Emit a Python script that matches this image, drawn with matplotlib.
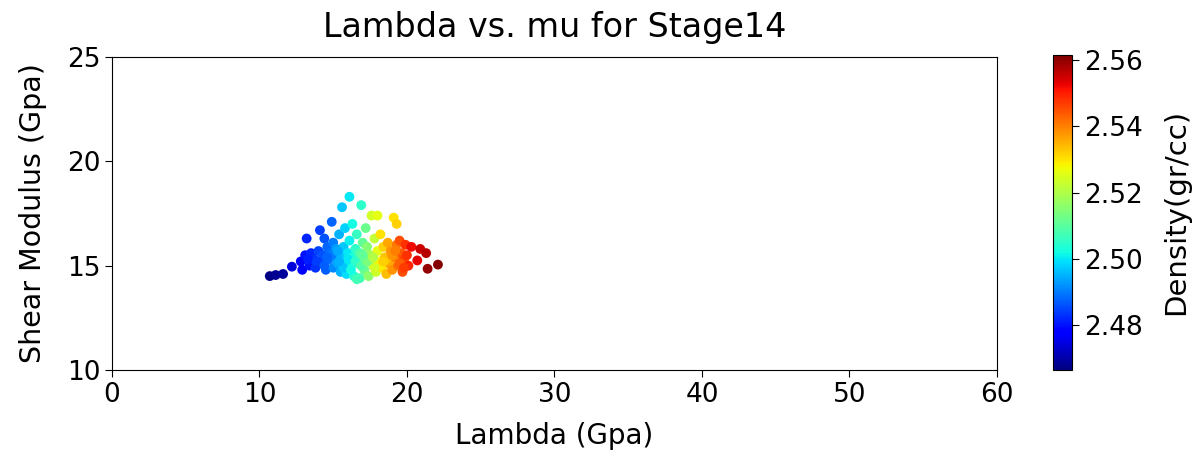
import matplotlib
matplotlib.use("Agg")
import matplotlib.pyplot as plt
import numpy as np

# Lambda (Gpa), shear modulus mu (Gpa) and density (gr/cc) per sample
lam = [10.7, 11.1, 11.6, 12.2, 12.8, 12.9, 13.1, 13.2, 13.4, 13.5, 13.7, 13.8,
       14.0, 14.1, 14.2, 14.3, 14.4, 14.5, 14.6, 14.7, 14.8, 14.9, 15.0, 15.0,
       15.1, 15.2, 15.3, 15.4, 15.5, 15.5, 15.6, 15.7, 15.8, 15.8, 15.9, 16.0,
       16.1, 16.1, 16.2, 16.3, 16.3, 16.4, 16.5, 16.6, 16.7, 16.8, 16.8, 16.9,
       17.0, 17.1, 17.1, 17.2, 17.3, 17.4, 17.5, 17.6, 17.7, 17.8, 17.9, 18.0,
       18.0, 18.1, 18.2, 18.3, 18.4, 18.5, 18.6, 18.7, 18.8, 18.9, 19.0, 19.1,
       19.2, 19.3, 19.3, 19.4, 19.5, 19.6, 19.7, 19.8, 19.9, 20.0, 20.1, 20.3,
       20.7, 20.9, 21.3, 21.4, 22.1,
       13.3, 13.9, 14.4, 14.9, 15.3, 15.7, 16.0, 16.5, 16.9, 17.3, 17.7, 18.2,
       18.6, 19.0, 19.5, 14.6, 15.4, 16.2, 17.0, 17.8, 18.4, 19.2, 19.8, 16.6]
mu = [14.50, 14.55, 14.60, 14.95, 15.20, 14.80, 15.50, 16.30, 15.00, 15.60, 15.30, 14.90,
      15.70, 16.70, 15.20, 15.50, 16.30, 14.80, 15.90, 15.30, 15.60, 17.10, 14.90, 16.10,
      15.40, 15.80, 15.10, 16.50, 14.70, 15.50, 17.80, 15.90, 15.20, 16.80, 14.60, 15.60,
      18.30, 16.20, 15.00, 15.40, 17.00, 14.50, 15.80, 16.50, 15.10, 14.40, 15.60, 17.90,
      16.10, 14.80, 15.30, 16.80, 15.90, 14.50, 15.50, 17.40, 15.00, 16.30, 14.70, 15.70,
      17.40, 15.20, 16.50, 14.90, 15.90, 15.40, 14.60, 16.10, 15.10, 15.70, 14.80, 17.30,
      15.40, 17.00, 16.00, 15.00, 16.20, 15.60, 14.70, 15.30, 16.00, 15.50, 15.00, 15.90,
      15.25, 15.80, 15.60, 14.85, 15.05,
      15.30, 15.20, 15.00, 15.50, 15.70, 14.90, 15.30, 15.20, 15.00, 15.20, 15.40, 15.00,
      15.30, 15.50, 15.10, 15.40, 15.20, 14.80, 15.50, 14.90, 15.20, 15.70, 14.90, 14.35]
rho = [2.467, 2.468, 2.469, 2.474, 2.478, 2.477, 2.480, 2.482, 2.480, 2.482, 2.483, 2.483,
       2.485, 2.484, 2.486, 2.486, 2.486, 2.487, 2.488, 2.489, 2.489, 2.488, 2.491, 2.490,
       2.492, 2.493, 2.494, 2.495, 2.495, 2.496, 2.497, 2.497, 2.498, 2.498, 2.499, 2.500,
       2.500, 2.501, 2.502, 2.503, 2.502, 2.504, 2.505, 2.506, 2.507, 2.508, 2.509, 2.505,
       2.511, 2.512, 2.513, 2.512, 2.515, 2.516, 2.518, 2.524, 2.520, 2.522, 2.523, 2.526,
       2.526, 2.528, 2.530, 2.530, 2.532, 2.533, 2.534, 2.536, 2.536, 2.538, 2.538, 2.530,
       2.540, 2.532, 2.541, 2.542, 2.545, 2.544, 2.545, 2.546, 2.548, 2.548, 2.549, 2.552,
       2.553, 2.555, 2.557, 2.560, 2.561,
       2.481, 2.484, 2.487, 2.490, 2.494, 2.497, 2.500, 2.505, 2.509, 2.514, 2.520, 2.529,
       2.534, 2.538, 2.543, 2.488, 2.495, 2.502, 2.511, 2.524, 2.532, 2.540, 2.547, 2.507]

plt.rcParams["font.family"] = "DejaVu Sans"
plt.rcParams["xtick.major.size"] = 5
plt.rcParams["ytick.major.size"] = 5

fig = plt.figure(figsize=(11.96, 4.57), dpi=100)
ax = fig.add_axes([0.0936, 0.1904, 0.74, 0.685])
cax = fig.add_axes([0.8804, 0.1904, 0.0159, 0.6895])

sc = ax.scatter(lam, mu, c=rho, cmap="jet", s=50, vmin=2.4665, vmax=2.5615,
                edgecolors="none")
ax.set_xlim(0, 60)
ax.set_ylim(10, 25)
ax.set_xticks([0, 10, 20, 30, 40, 50, 60])
ax.set_yticks([10, 15, 20, 25])
ax.tick_params(labelsize=19)
ax.set_xlabel("Lambda (Gpa)", fontsize=20, labelpad=10)
ax.set_ylabel("Shear Modulus (Gpa)", fontsize=20.5, labelpad=14)
ax.set_title("Lambda vs. mu for Stage14", fontsize=24, pad=14)

cb = fig.colorbar(sc, cax=cax)
cb.set_ticks([2.48, 2.50, 2.52, 2.54, 2.56])
cb.ax.tick_params(labelsize=19)
cb.set_label("Density(gr/cc)", fontsize=21, labelpad=14)

fig.savefig("out.png", dpi=100)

__Exercise task__. Write out exactly the opening lines of the data, stopping after the line that holds "import numpy as np". Exclude pictures.

__Exercise answer__.
Emit a Python script that matches this image, drawn with matplotlib.
import matplotlib
matplotlib.use("Agg")
import matplotlib.pyplot as plt
import numpy as np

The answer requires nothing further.